Taipei, August 14 (CNA) Taiwan’s economic growth for 2012 will finish below 2 percent due to declining exports and deepening concerns over the global economic slowdown, a Taiwanese economist said Tuesday.
“Not being able to maintain at least 2 percent growth is an inevitable outcome,” said National Central University economics professor Chiou Jiunn-rong at a seminar on the economy held by the Taiwan Brain Trust.
Chiou said that because Taiwan is an export-oriented country, once its exports tumble, economic growth will inevitably be seriously affected.
The country’s exports fell 5.8 percent in the first seven months of the year from the same period a year earlier to $171.6 billion, and exports in July contracted year-on-year for the fifth consecutive month.
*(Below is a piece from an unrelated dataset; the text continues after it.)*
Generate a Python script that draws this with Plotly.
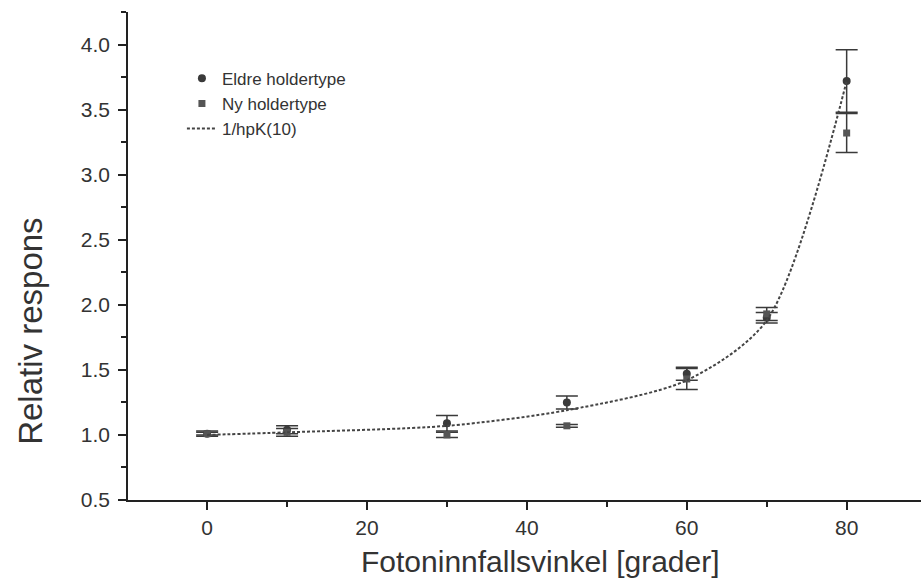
import plotly.graph_objects as go

angles = [0, 10, 30, 45, 60, 70, 80]
eldre_y = [1.01, 1.04, 1.09, 1.25, 1.47, 1.90, 3.72]
eldre_err = [0.02, 0.03, 0.06, 0.05, 0.05, 0.04, 0.24]
ny_y = [1.01, 1.02, 1.00, 1.07, 1.43, 1.93, 3.32]
ny_err = [0.01, 0.03, 0.02, 0.01, 0.08, 0.05, 0.15]
fit_y = [1.00, 1.02, 1.07, 1.19, 1.42, 1.88, 3.72]

x_ticks = [0, 20, 40, 60, 80]
y_ticks = [0.5, 1.0, 1.5, 2.0, 2.5, 3.0, 3.5, 4.0]

x_title = "Fotoninnfallsvinkel [grader]"
y_title = "Relativ respons"

col = "#3a3a3a"
font = "Liberation Sans, Arial, sans-serif"

fig = go.Figure()
fig.add_trace(go.Scatter(
    x=angles, y=eldre_y, mode="markers", name="Eldre holdertype",
    marker=dict(symbol="circle", size=8, color=col),
    error_y=dict(type="data", array=eldre_err, visible=True, color=col, thickness=1.5, width=11),
))
fig.add_trace(go.Scatter(
    x=angles, y=ny_y, mode="markers", name="Ny holdertype",
    marker=dict(symbol="square", size=7, color="#555555"),
    error_y=dict(type="data", array=ny_err, visible=True, color=col, thickness=1.5, width=11),
))
fig.add_trace(go.Scatter(
    x=angles, y=fit_y, mode="lines", name="1/hpK(10)",
    line=dict(color="#444444", width=2, dash="3px,2px", shape="spline", smoothing=0.8),
))

fig.update_layout(
    width=921, height=580,
    margin=dict(l=128, r=0, t=12, b=80),
    paper_bgcolor="white", plot_bgcolor="white",
    font=dict(family=font, color="#333333", size=21),
    showlegend=True,
    legend=dict(
        x=0.068, y=0.9, xanchor="left", yanchor="top",
        bgcolor="rgba(0,0,0,0)", font=dict(size=17, color="#333333"),
        itemwidth=30, tracegroupgap=0,
    ),
    xaxis=dict(
        range=[-9.9, 89.3], tickvals=x_ticks, ticktext=[str(v) for v in x_ticks],
        showgrid=False, zeroline=False, showline=True, linecolor="#222222", linewidth=1.5,
        ticks="outside", ticklen=8, tickwidth=1.5, tickcolor="#222222",
        minor=dict(dtick=10, tick0=0, ticks="outside", ticklen=5, tickwidth=1.5, tickcolor="#222222"),
        tickfont=dict(size=21),
        automargin=False,
    ),
    yaxis=dict(
        range=[0.5, 4.25], tickvals=y_ticks, ticktext=[f"{v:.1f}" for v in y_ticks],
        showgrid=False, zeroline=False, showline=True, linecolor="#222222", linewidth=1.5,
        ticks="outside", ticklen=8, tickwidth=1.5, tickcolor="#222222",
        minor=dict(dtick=0.25, tick0=0.5, ticks="outside", ticklen=5, tickwidth=1.5, tickcolor="#222222"),
        tickfont=dict(size=21), ticklabelstandoff=4,
        automargin=False,
    ),
    annotations=[
        dict(text=x_title, xref="paper", yref="paper", x=0.52, y=-0.127,
             xanchor="center", yanchor="middle", showarrow=False,
             font=dict(size=30, color="#333333")),
        dict(text=y_title, xref="paper", yref="paper", x=-0.124, y=0.346,
             xanchor="center", yanchor="middle", showarrow=False, textangle=-90,
             font=dict(size=33, color="#333333")),
    ],
)

fig.write_html("out.html")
But it was the magnitude of the July decline, 11.6 percent from June 2011 to $24.8 billion, that caught economists’ eyes because July is traditionally Taiwan’s peak season for exports.
The sharp decline was indeed a warning sign of the tough road ahead, Chiou said.
The economist also urged the government not to see a free trade pact with China as a potential solution to the problem, because exports to China have plunged significantly over the past seven months.
Taiwan’s exports to China and Hong Kong from January to July posted negative growth of 9.1 percent year-on-year, far higher than the overall 5.8 percent decline.
Huang Tien-lin, a former policy adviser to the president, who also attended the seminar, supported Chiou’s views, saying that Taiwan’s economy is facing the threat of being marginalised.
“Taiwan is a small economy. Once capital and human talent flows into a large economy, the small economy tends to be marginalised by the larger one,” Huang warned.